__GOAL__
Without the pictures, print the lines running from the beginning of the material to the line containing "fig = go.Figure()", both ends included.

__INFORMATION SUPPLIED__

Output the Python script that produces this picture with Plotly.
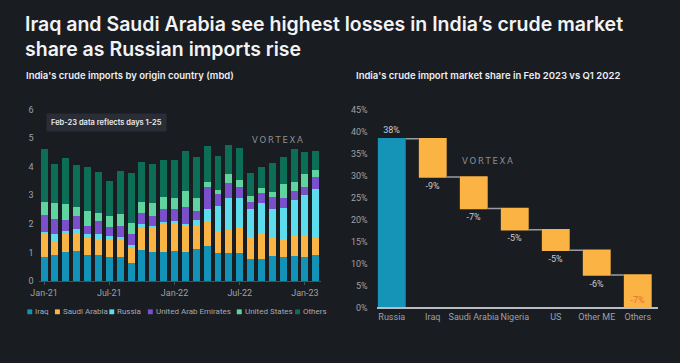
import plotly.graph_objects as go

W, H = 680, 363
BG = "#191c21"

# ---------------- data: left chart (mbd) ----------------
months = ["Jan-21", "Feb-21", "Mar-21", "Apr-21", "May-21", "Jun-21", "Jul-21", "Aug-21", "Sep-21",
          "Oct-21", "Nov-21", "Dec-21", "Jan-22", "Feb-22", "Mar-22", "Apr-22", "May-22", "Jun-22",
          "Jul-22", "Aug-22", "Sep-22", "Oct-22", "Nov-22", "Dec-22", "Jan-23", "Feb-23"]
tick_months = ["Jan-21", "Jul-21", "Jan-22", "Jul-22", "Jan-23"]

iraq = [0.85, 0.89, 1.02, 1.05, 0.90, 0.91, 0.82, 0.82, 0.63, 1.09, 1.01, 1.02, 1.05,
        1.02, 1.11, 1.24, 0.97, 0.98, 0.97, 0.78, 0.78, 0.86, 0.82, 0.86, 0.84, 0.90]
saudi = [0.79, 0.47, 0.62, 0.64, 0.59, 0.56, 0.65, 0.60, 0.51, 0.77, 0.83, 0.97, 0.97,
         0.95, 0.86, 0.85, 0.77, 0.82, 0.87, 0.77, 0.90, 0.65, 0.65, 0.73, 0.74, 0.62]
russia = [0.09, 0.27, 0.11, 0.13, 0.16, 0.19, 0.10, 0.13, 0.13, 0.15, 0.07, 0.07, 0.09,
          0.02, 0.16, 0.42, 0.87, 1.12, 1.05, 0.96, 1.04, 1.02, 1.08, 1.25, 1.44, 1.71]
uae = [0.59, 0.53, 0.40, 0.45, 0.28, 0.45, 0.31, 0.37, 0.38, 0.37, 0.37, 0.45, 0.40,
       0.59, 0.32, 0.79, 0.44, 0.50, 0.41, 0.27, 0.36, 0.41, 0.37, 0.31, 0.28, 0.40]
us = [0.45, 0.56, 0.53, 0.31, 0.51, 0.27, 0.40, 0.41, 0.38, 0.37, 0.45, 0.43, 0.39,
      0.58, 0.44, 0.18, 0.14, 0.32, 0.23, 0.21, 0.18, 0.17, 0.46, 0.30, 0.43, 0.26]
others = [1.84, 1.38, 1.63, 1.50, 1.57, 1.45, 1.22, 1.53, 1.74, 1.41, 1.36, 1.31, 1.35,
          1.39, 1.46, 1.24, 1.20, 1.02, 1.14, 0.78, 0.75, 1.04, 0.95, 1.16, 0.79, 0.66]

series_names = ["Iraq", "Saudi Arabia", "Russia", "United Arab Emirates", "United States", "Others"]
series_values = [iraq, saudi, russia, uae, us, others]
series_colors = ["#1192b6", "#f9b443", "#5cdcec", "#7a4fcc", "#5fd49e", "#0c6e56"]

# ---------------- data: right chart (market share change, %) ----------------
wf_cats = ["Russia", "Iraq", "Saudi Arabia", "Nigeria", "US", "Other ME", "Others"]
wf_vals = [38.4, -8.7, -7.2, -4.8, -4.7, -5.6, -7.4]

# ---------------- helpers ----------------
def px(x):
    return x / W

def py(y):
    return 1 - y / H

fig = go.Figure()

for name, vals, col in zip(series_names, series_values, series_colors):
    fig.add_trace(go.Bar(x=months, y=vals, name=name, marker=dict(color=col, line=dict(width=0)),
                         xaxis="x", yaxis="y", showlegend=False))

wf_text = [f"{round(v)}%" for v in wf_vals]
wf_pos = ["outside"] * (len(wf_vals) - 1) + ["inside"]
wf_tcol = ["#c9ccd1"] * (len(wf_vals) - 1) + ["#e0722e"]
fig.add_trace(go.Waterfall(
    x=wf_cats, y=wf_vals, measure=["absolute"] + ["relative"] * (len(wf_vals) - 1),
    text=wf_text, textposition=wf_pos, insidetextanchor="end",
    textfont=dict(color=wf_tcol, size=9, family="Roboto"),
    outsidetextfont=dict(color="#c9ccd1", size=9, family="Roboto"),
    insidetextfont=dict(color="#e0722e", size=9, family="Roboto"),
    totals=dict(marker=dict(color="#1594b8")),
    decreasing=dict(marker=dict(color="#fbb444")),
    increasing=dict(marker=dict(color="#fbb444")),
    connector=dict(line=dict(color="#9a9da3", width=1.5)),
    cliponaxis=False, width=0.68,
    xaxis="x2", yaxis="y2", showlegend=False))

tickfont = dict(family="Roboto", size=9, color="#9da1a8")
fig.update_layout(
    width=W, height=H, margin=dict(l=0, r=0, t=0, b=0),
    paper_bgcolor=BG, plot_bgcolor=BG, barmode="stack", bargap=0.36,
    xaxis=dict(domain=[px(31), px(317)], type="category", categoryorder="array", categoryarray=months,
               range=[-0.5, 25.5], tickvals=tick_months, ticktext=tick_months, showgrid=False,
               showline=True, linecolor="#4a4f57", linewidth=1, ticks="outside", ticklen=3,
               tickcolor="#4a4f57", tickfont=tickfont, zeroline=False, tickangle=0),
    yaxis=dict(domain=[py(283.7), py(107.7)], range=[0, 6], dtick=1, showgrid=False, zeroline=False,
               showline=False, tickfont=tickfont, ticklabelstandoff=4),
    xaxis2=dict(domain=[px(373), px(658)], type="category", range=[-0.37, 6.5], showgrid=False,
                showline=True, linecolor="#b9bcc2", linewidth=1.5, ticks="", tickfont=tickfont,
                anchor="y2", zeroline=False, tickangle=0),
    yaxis2=dict(domain=[py(311), py(107.7)], range=[0, 45], dtick=5, ticksuffix="%", showgrid=False,
                zeroline=False, showline=False, tickfont=tickfont, anchor="x2", ticklabelstandoff=8),
)

ann = []
title_font = dict(family="Inter", size=19.5, color="#f2f3f5", weight=600)
ann.append(dict(text="Iraq and Saudi Arabia see highest losses in India’s crude market<br>"
                     "share as Russian imports rise",
                x=px(15), y=py(32.5), xref="paper", yref="paper", xanchor="left", yanchor="middle",
                align="left", showarrow=False, font=title_font))
sub_font = dict(family="Inter", size=9.5, color="#eceef1", weight=600)
ann.append(dict(text="India's crude imports by origin country (mbd)", x=px(16), y=py(73),
                xref="paper", yref="paper", xanchor="left", yanchor="middle", showarrow=False, font=sub_font))
ann.append(dict(text="India's crude import market share in Feb 2023 vs Q1 2022", x=px(350), y=py(73),
                xref="paper", yref="paper", xanchor="left", yanchor="middle", showarrow=False, font=sub_font))
# note box
ann.append(dict(text="Feb-23 data reflects days 1-25", x=px(38), y=py(120.5),
                xref="paper", yref="paper", xanchor="left", yanchor="middle", showarrow=False,
                font=dict(family="Inter", size=7.5, color="#e8eaee", weight=600),
                bgcolor="#2a2d35", borderpad=4))
# watermarks
wm_font = dict(family="DejaVu Sans", size=8.5, color="#8b8f96")
wm = "\u2009".join("VORTEXA")
ann.append(dict(text=wm, x=px(273), y=py(139), xref="paper", yref="paper", xanchor="center",
                yanchor="middle", showarrow=False, font=wm_font))
ann.append(dict(text=wm, x=px(485), y=py(160.5), xref="paper", yref="paper", xanchor="center",
                yanchor="middle", showarrow=False, font=wm_font))

# manual legend
leg_sq_x = [22, 50, 105, 144, 234, 293]
leg_y = 315
shapes = []
for name, col, sx in zip(series_names, series_colors, leg_sq_x):
    shapes.append(dict(type="rect", xref="paper", yref="paper", x0=px(sx - 2.5), x1=px(sx + 2.5),
                       y0=py(leg_y + 3), y1=py(leg_y - 2), fillcolor=col, line=dict(width=0)))
    ann.append(dict(text=name, x=px(sx + 3.5), y=py(leg_y), xref="paper", yref="paper", xanchor="left",
                    yanchor="middle", showarrow=False, font=dict(family="Roboto", size=8, color="#a6aab1")))

fig.update_layout(annotations=ann, shapes=shapes)
fig.write_html("out.html", config={"displayModeBar": False},
               post_script="document.body.style.margin='0';document.body.style.overflow='hidden';"
                           "document.body.style.background='%s';" % BG)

__SOLUTION__
Output the Python script that produces this picture with Plotly.
import plotly.graph_objects as go

W, H = 680, 363
BG = "#191c21"

# ---------------- data: left chart (mbd) ----------------
months = ["Jan-21", "Feb-21", "Mar-21", "Apr-21", "May-21", "Jun-21", "Jul-21", "Aug-21", "Sep-21",
          "Oct-21", "Nov-21", "Dec-21", "Jan-22", "Feb-22", "Mar-22", "Apr-22", "May-22", "Jun-22",
          "Jul-22", "Aug-22", "Sep-22", "Oct-22", "Nov-22", "Dec-22", "Jan-23", "Feb-23"]
tick_months = ["Jan-21", "Jul-21", "Jan-22", "Jul-22", "Jan-23"]

iraq = [0.85, 0.89, 1.02, 1.05, 0.90, 0.91, 0.82, 0.82, 0.63, 1.09, 1.01, 1.02, 1.05,
        1.02, 1.11, 1.24, 0.97, 0.98, 0.97, 0.78, 0.78, 0.86, 0.82, 0.86, 0.84, 0.90]
saudi = [0.79, 0.47, 0.62, 0.64, 0.59, 0.56, 0.65, 0.60, 0.51, 0.77, 0.83, 0.97, 0.97,
         0.95, 0.86, 0.85, 0.77, 0.82, 0.87, 0.77, 0.90, 0.65, 0.65, 0.73, 0.74, 0.62]
russia = [0.09, 0.27, 0.11, 0.13, 0.16, 0.19, 0.10, 0.13, 0.13, 0.15, 0.07, 0.07, 0.09,
          0.02, 0.16, 0.42, 0.87, 1.12, 1.05, 0.96, 1.04, 1.02, 1.08, 1.25, 1.44, 1.71]
uae = [0.59, 0.53, 0.40, 0.45, 0.28, 0.45, 0.31, 0.37, 0.38, 0.37, 0.37, 0.45, 0.40,
       0.59, 0.32, 0.79, 0.44, 0.50, 0.41, 0.27, 0.36, 0.41, 0.37, 0.31, 0.28, 0.40]
us = [0.45, 0.56, 0.53, 0.31, 0.51, 0.27, 0.40, 0.41, 0.38, 0.37, 0.45, 0.43, 0.39,
      0.58, 0.44, 0.18, 0.14, 0.32, 0.23, 0.21, 0.18, 0.17, 0.46, 0.30, 0.43, 0.26]
others = [1.84, 1.38, 1.63, 1.50, 1.57, 1.45, 1.22, 1.53, 1.74, 1.41, 1.36, 1.31, 1.35,
          1.39, 1.46, 1.24, 1.20, 1.02, 1.14, 0.78, 0.75, 1.04, 0.95, 1.16, 0.79, 0.66]

series_names = ["Iraq", "Saudi Arabia", "Russia", "United Arab Emirates", "United States", "Others"]
series_values = [iraq, saudi, russia, uae, us, others]
series_colors = ["#1192b6", "#f9b443", "#5cdcec", "#7a4fcc", "#5fd49e", "#0c6e56"]

# ---------------- data: right chart (market share change, %) ----------------
wf_cats = ["Russia", "Iraq", "Saudi Arabia", "Nigeria", "US", "Other ME", "Others"]
wf_vals = [38.4, -8.7, -7.2, -4.8, -4.7, -5.6, -7.4]

# ---------------- helpers ----------------
def px(x):
    return x / W

def py(y):
    return 1 - y / H

fig = go.Figure()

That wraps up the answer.